Rodgers' overall game includes the ability to hit the big play and to scramble to make something happen. He's currently tied for second in the league in pass plays of 40-plus yards with 16, along with Dallas' Tony Romo and one behind Philadelphia's Donovan McNabb. And he's third in the league in completions of 25-plus with 38, behind only the New York Giants' Eli Manning (41) and Brees (39).
His resume also includes 314 rushing yards, tops among all NFL quarterbacks, and 14 runs of 10-plus yards, also best in the league.
Offensive coordinator Joe Philbin said simply that he's glad Rodgers is this team's quarterback.

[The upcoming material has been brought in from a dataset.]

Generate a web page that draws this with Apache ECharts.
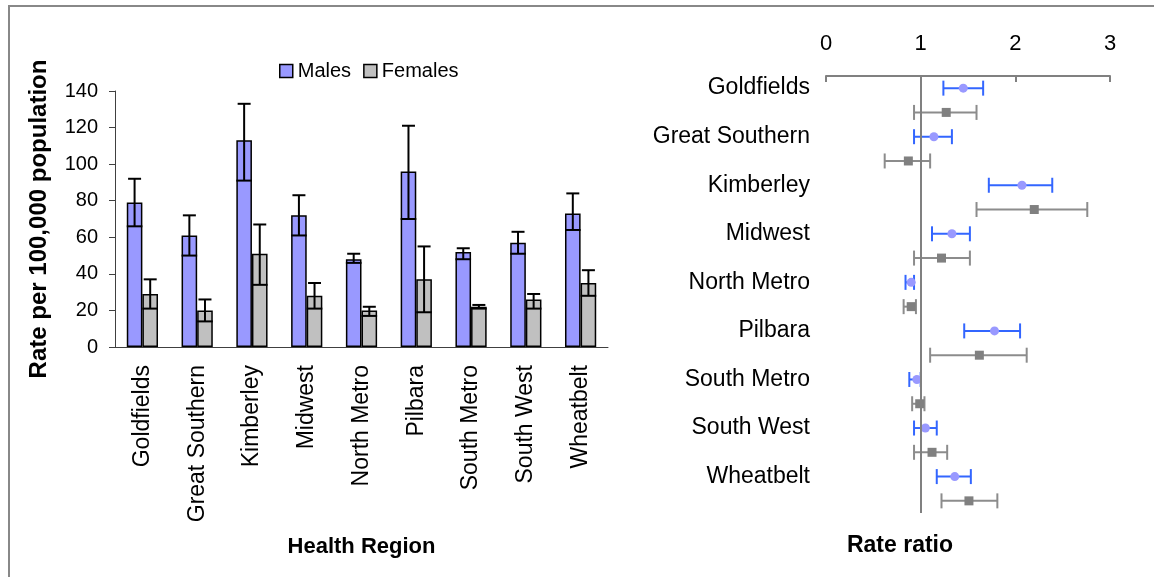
<!DOCTYPE html>
<html>
<head>
<meta charset="utf-8">
<script src="https://cdn.jsdelivr.net/npm/echarts@6/dist/echarts.min.js"></script>
<style>
  html, body { margin: 0; padding: 0; background: #fff; }
  #chart { width: 1154px; height: 577px; }
</style>
</head>
<body>
<div id="chart"></div>
<script>
  // regions
  var regions = ['Goldfields', 'Great Southern', 'Kimberley', 'Midwest', 'North Metro',
    'Pilbara', 'South Metro', 'South West', 'Wheatbelt'];

  // rate per 100,000 (left chart)
  var maleRate = [79, 61, 113, 72, 48, 96, 52, 57, 73];
  var maleLow = [66, 50, 91, 61, 46, 70, 48, 51, 64];
  var maleHigh = [92, 72, 133, 83, 51, 121, 54, 63, 84];
  var femaleRate = [29, 20, 51, 28, 20, 37, 22, 26, 35];
  var femaleLow = [21, 14, 34, 21, 17, 19, 21, 21, 28];
  var femaleHigh = [37, 26, 67, 35, 22, 55, 23, 29, 42];
  var rateTicks = [0, 140, 20]; // min, max, interval

  // rate ratio (right chart)
  var maleRatio = [1.45, 1.14, 2.07, 1.33, 0.90, 1.78, 0.96, 1.05, 1.36];
  var maleRatioLow = [1.24, 0.93, 1.72, 1.12, 0.84, 1.46, 0.88, 0.93, 1.17];
  var maleRatioHigh = [1.66, 1.33, 2.39, 1.52, 0.93, 2.05, 1.00, 1.17, 1.53];
  var femaleRatio = [1.27, 0.87, 2.20, 1.22, 0.90, 1.62, 0.99, 1.12, 1.51];
  var femaleRatioLow = [0.93, 0.62, 1.59, 0.93, 0.82, 1.10, 0.91, 0.93, 1.22];
  var femaleRatioHigh = [1.59, 1.10, 2.76, 1.52, 0.95, 2.12, 1.04, 1.28, 1.81];
  var ratioTicks = [0, 3, 1];
  var refRatio = 1;

  var FONT = "'Liberation Sans', Arial, sans-serif";

  // right chart has 2 rows per region (male row carries the label)
  var rowLabels = [];
  regions.forEach(function (r) { rowLabels.push(r); rowLabels.push(''); });

  // bar error bars: [catIndex, low, high, side]
  function barErr(low, high, side) {
    return low.map(function (v, i) { return [i, v, high[i], side]; });
  }
  function renderBarErr(params, api) {
    var band = api.size([1, 0])[0];
    var bw = band * 0.57 / 2;
    var side = api.value(3);
    var c = api.coord([api.value(0), 0]);
    var x = c[0] + side * bw / 2;
    var lo = api.coord([api.value(0), api.value(1)])[1];
    var hi = api.coord([api.value(0), api.value(2)])[1];
    var st = { stroke: '#000', lineWidth: 2 };
    return {
      type: 'group',
      children: [
        { type: 'line', shape: { x1: x, y1: lo, x2: x, y2: hi }, style: st },
        { type: 'line', shape: { x1: x - 6.5, y1: hi, x2: x + 6.5, y2: hi }, style: st },
        { type: 'line', shape: { x1: x - bw / 2, y1: lo, x2: x + bw / 2, y2: lo }, style: st }
      ]
    };
  }

  // ratio error bars: [low, high, row]
  function ratioErr(low, high, offset) {
    return low.map(function (v, i) { return [v, high[i], i * 2 + offset]; });
  }
  function makeRatioRender(color) {
    return function (params, api) {
      var a = api.coord([api.value(0), api.value(2)]);
      var b = api.coord([api.value(1), api.value(2)]);
      var st = { stroke: color, lineWidth: 2 };
      return {
        type: 'group',
        children: [
          { type: 'line', shape: { x1: a[0], y1: a[1], x2: b[0], y2: b[1] }, style: st },
          { type: 'line', shape: { x1: a[0], y1: a[1] - 7.5, x2: a[0], y2: a[1] + 7.5 }, style: st },
          { type: 'line', shape: { x1: b[0], y1: b[1] - 7.5, x2: b[0], y2: b[1] + 7.5 }, style: st }
        ]
      };
    };
  }

  var chart = echarts.init(document.getElementById('chart'));

  var option = {
    animation: false,
    textStyle: { fontFamily: FONT },
    legend: {
      data: ['Males', 'Females'],
      icon: 'rect',
      left: 274,
      top: 56,
      itemWidth: 13,
      itemHeight: 13,
      itemGap: 12,
      itemStyle: { borderColor: '#000', borderWidth: 1.5 },
      textStyle: { fontSize: 20, color: '#000', fontFamily: FONT }
    },
    graphic: [
      {
        type: 'rect',
        shape: { x: 9, y: 6, width: 1160, height: 600 },
        style: { fill: 'none', stroke: '#888', lineWidth: 2 },
        silent: true
      },
      {
        type: 'text',
        x: 900,
        y: 546,
        style: {
          text: 'Rate ratio', fill: '#000', font: 'bold 23px ' + FONT,
          textAlign: 'center', textVerticalAlign: 'middle'
        }
      }
    ],
    grid: [
      { left: 115, top: 91, width: 493, height: 256 },
      { left: 826, top: 76, width: 284, height: 437 }
    ],
    xAxis: [
      {
        type: 'category',
        gridIndex: 0,
        data: regions,
        name: 'Health Region',
        nameLocation: 'middle',
        nameGap: 189,
        nameTextStyle: { fontSize: 22, fontWeight: 'bold', color: '#000' },
        axisLine: { lineStyle: { color: '#404040', width: 1 } },
        axisTick: { length: 6, lineStyle: { color: '#404040' } },
        axisLabel: { rotate: 90, margin: 18, fontSize: 23, color: '#000', interval: 0 }
      },
      {
        type: 'value',
        gridIndex: 1,
        position: 'top',
        min: ratioTicks[0],
        max: ratioTicks[1],
        interval: ratioTicks[2],
        axisLine: { show: true, lineStyle: { color: '#808080', width: 2 } },
        axisTick: { show: true, inside: true, length: 6, lineStyle: { color: '#808080', width: 2 } },
        axisLabel: { margin: 21, fontSize: 22, color: '#000' },
        splitLine: { show: false }
      }
    ],
    yAxis: [
      {
        type: 'value',
        gridIndex: 0,
        min: rateTicks[0],
        max: rateTicks[1],
        interval: rateTicks[2],
        name: 'Rate per 100,000 population',
        nameLocation: 'middle',
        nameGap: 64,
        nameRotate: 90,
        nameTextStyle: { fontSize: 24, fontWeight: 'bold', color: '#000' },
        axisLine: { show: true, lineStyle: { color: '#404040', width: 1 } },
        axisTick: { show: true, length: 6, lineStyle: { color: '#404040' } },
        axisLabel: { margin: 17, fontSize: 20, color: '#000' },
        splitLine: { show: false }
      },
      {
        type: 'category',
        gridIndex: 1,
        inverse: true,
        data: rowLabels,
        axisLine: { show: false },
        axisTick: { show: false },
        axisLabel: { margin: 16, fontSize: 23, color: '#000', interval: 0 }
      }
    ],
    series: [
      {
        name: 'Males',
        type: 'bar',
        xAxisIndex: 0,
        yAxisIndex: 0,
        data: maleRate,
        barGap: '0%',
        barCategoryGap: '43%',
        itemStyle: { color: '#9999ff', borderColor: '#000', borderWidth: 1.5 }
      },
      {
        name: 'Females',
        type: 'bar',
        xAxisIndex: 0,
        yAxisIndex: 0,
        data: femaleRate,
        barGap: '0%',
        barCategoryGap: '43%',
        itemStyle: { color: '#c0c0c0', borderColor: '#000', borderWidth: 1.5 }
      },
      {
        type: 'custom',
        xAxisIndex: 0,
        yAxisIndex: 0,
        renderItem: renderBarErr,
        data: barErr(maleLow, maleHigh, -1),
        z: 5
      },
      {
        type: 'custom',
        xAxisIndex: 0,
        yAxisIndex: 0,
        renderItem: renderBarErr,
        data: barErr(femaleLow, femaleHigh, 1),
        z: 5
      },
      {
        type: 'custom',
        xAxisIndex: 1,
        yAxisIndex: 1,
        renderItem: makeRatioRender('#3366ff'),
        data: ratioErr(maleRatioLow, maleRatioHigh, 0),
        z: 3
      },
      {
        type: 'custom',
        xAxisIndex: 1,
        yAxisIndex: 1,
        renderItem: makeRatioRender('#8c8c8c'),
        data: ratioErr(femaleRatioLow, femaleRatioHigh, 1),
        z: 3
      },
      {
        name: 'Male ratio',
        type: 'scatter',
        xAxisIndex: 1,
        yAxisIndex: 1,
        symbol: 'circle',
        symbolSize: 9,
        itemStyle: { color: '#9999ff', opacity: 1 },
        data: maleRatio.map(function (v, i) { return [v, i * 2]; }),
        markLine: {
          silent: true,
          symbol: 'none',
          label: { show: false },
          lineStyle: { color: '#808080', width: 2, type: 'solid' },
          data: [{ xAxis: refRatio }]
        },
        z: 4
      },
      {
        name: 'Female ratio',
        type: 'scatter',
        xAxisIndex: 1,
        yAxisIndex: 1,
        symbol: 'rect',
        symbolSize: 9,
        itemStyle: { color: '#808080', opacity: 1 },
        data: femaleRatio.map(function (v, i) { return [v, i * 2 + 1]; }),
        z: 4
      }
    ]
  };

  chart.setOption(option);
</script>
</body>
</html>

"No. 1, he's got excellent leadership ability," Philbin said. "No. 2, he's made great decisions when he's been our quarterback and I think his statistics reflect that. No. 3, he makes plays with his arm and his feet."
With the playoffs approaching, Rodgers hopes he has a few more plays in him. More than anything, he's hoping to lead the team on a postseason run, no matter how many Pro Bowlers in name the offense possesses.
"I just think (being selected) says that our team has played very well this year, and personally I have played well enough to get noticed by the fans and other players around the league and other coaches," Rodgers said. "I'm very appreciative of that."